The dos and don'ts of good advocacy

There are effective ways to communicate what you want to people so they are most likely to listen to your views and wishes. Here are some of our do’s and don’ts for effective communication.


Show positive body language

50% of our communication isn’t about what we say but what people pick up from us. This includes body language. So, be aware that the way you hold your body (things like crossing your arms, not looking at someone, looking alert and interested) will be sending signals to the other person.

Think before you speak

Before you say something, it’s worth considering how it might affect the other person.

Try active listening

Active listening means really focusing on what someone is saying. Doing it is a skill. It helps you better understand what people are trying to communicate to you and shows that you’re listening for real. This tells a person that what they are saying is important to you.

Stick to the point

Try to stick to the topic of discussion if you can.

Try to stay confident

You are entitled to your view, especially when decisions are being made about you. So, believing in what you are saying will help make it come across confidently.

Be open to feedback

Communication is a two-way thing. We can all find feedback challenging sometimes, but we can also learn by listening and thinking about what we’re being told. If someone says they don’t understand you, perhaps consider how you could express what you’re saying differently. Equally, if you don’t understand what someone is telling you, don’t be worried about asking them to explain it differently – perhaps slower or in more simple language.

Think about your tone

It’s worth thinking about the way you’re about to speak before you start – especially if you’re upset or responding to something you don’t agree with. Being too assertive or blunt can result in the other person responding in the same way.


Interrupt people

It can be rude to interrupt a person while they’re speaking. If you feel you have to interrupt someone, try to do it politely.
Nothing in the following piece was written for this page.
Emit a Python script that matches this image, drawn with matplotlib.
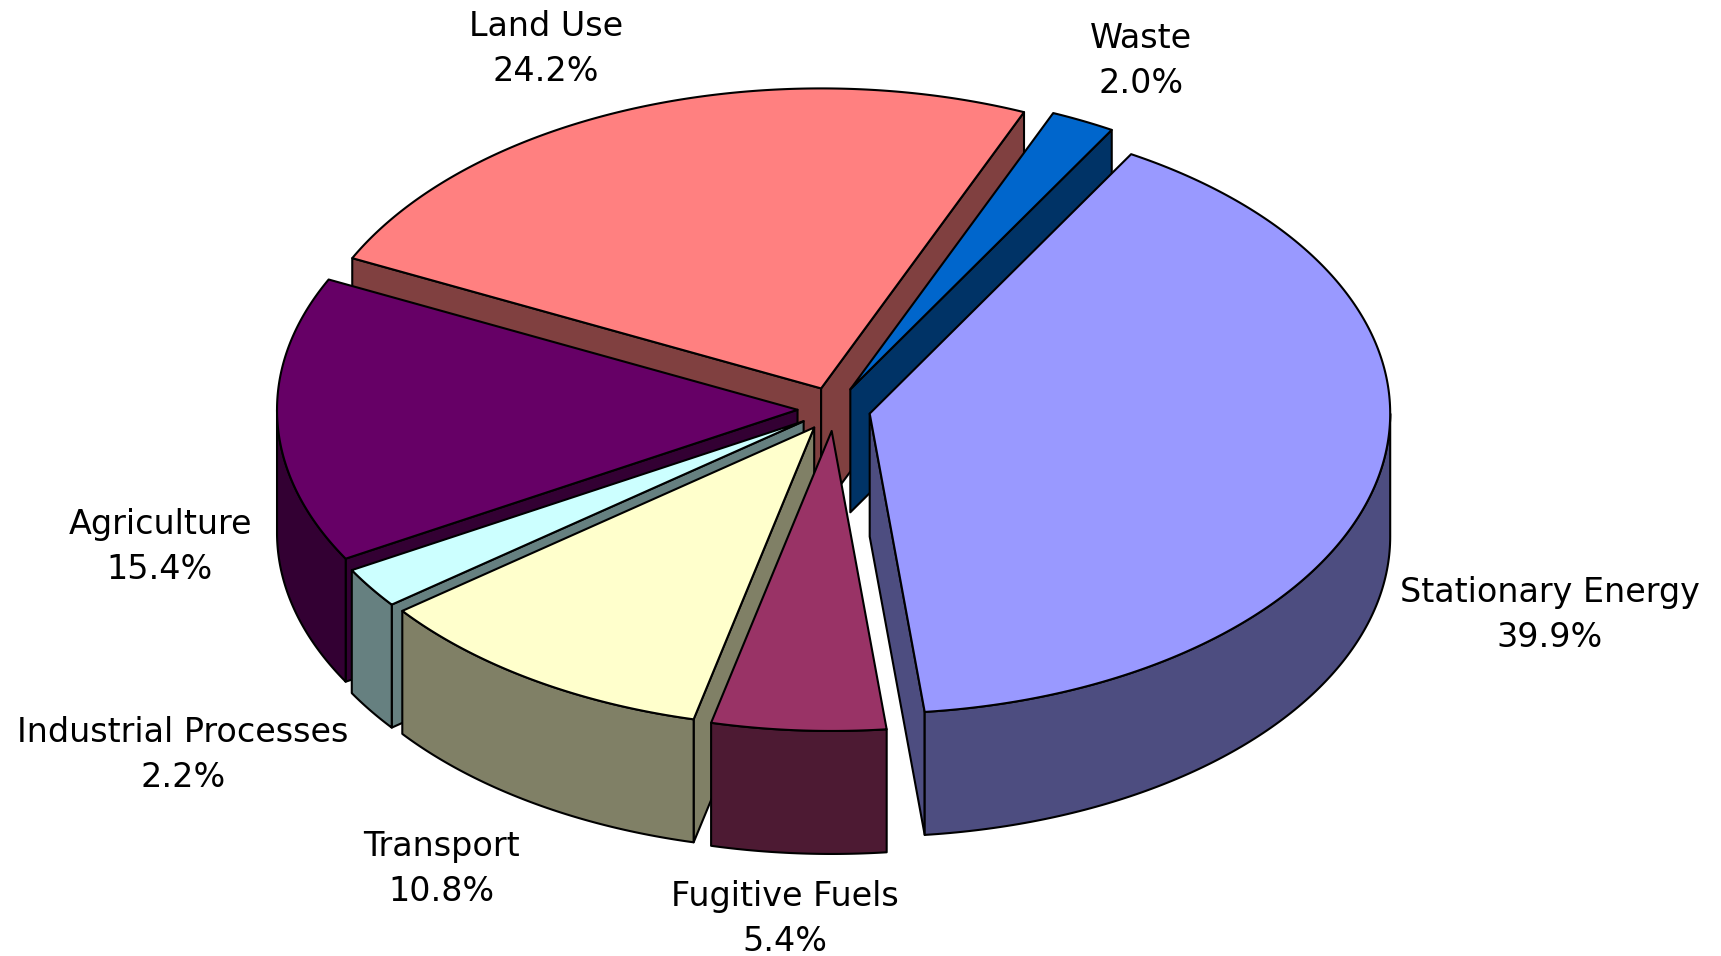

Say “excuse me”, and ask the person if you can interrupt. It’s best to only do this when whatever you want to say is really important and you can’t wait for the other person to finish what they’re saying first.

Be confrontational or abusive

It can be easy to get angry if you feel someone isn’t listening to you. Or, perhaps you feel defensive because you think what someone is saying is wrong. Try to listen to what is being said and respond calmly. Shouting over other people will not mean your point of view is heard.